薬用に使われていたフキノトウはアク抜きで天然毒素を排除
この季節、毎年楽しみにしているのが山菜だ。
先日、そば屋に行くと、天ぷらにフキノトウ。和風グラタンにもフキノトウ。酒のつまみに、フキ味噌。あの何とも言えない香りが口の中でパーッと広がり、「春だなぁ」という気持ちになった。
平安時代、フキノトウは薬用にされていたとか。フキノトウの苦味は、体の酸化を抑制するポリフェノール類によるもの。食物繊維が豊富なので、便通改善も期待できる。
東洋医学では、フキは血を巡らせ、咳、痰、便秘などに効果があり、体を温める作用がある。一方、フキノトウ(フキのつぼみ部分がフキノトウ)は体を冷やす作用がある。フキ、フキノトウいずれも、気管支炎、胸のつかえ、食欲不振改善にもいいとされる。

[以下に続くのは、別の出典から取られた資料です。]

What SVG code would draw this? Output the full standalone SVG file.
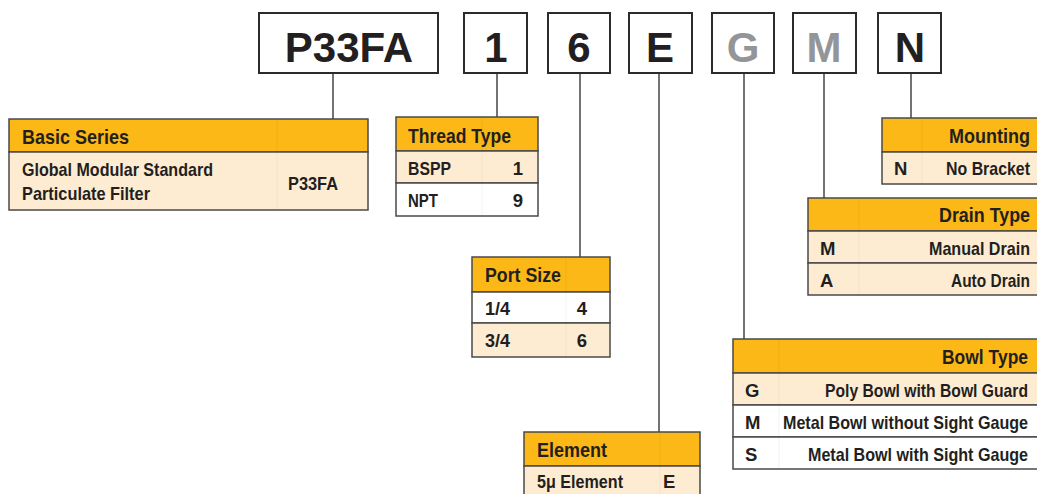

フキノトウを調理するときは、きちんとアク抜きを。というのも、農林水産省の調査で、フキノトウには「ピロリジジンアルカロイド類」という天然毒素が含まれていることが分かっているからだ。
農水省によると、ピロリジジンアルカロイド類はフキ、フキノトウどちらにも含まれているが、フキノトウの方が濃度が高い。ピロリジジンアルカロイド類は水に溶けるので、アク抜きで量を減らせられる。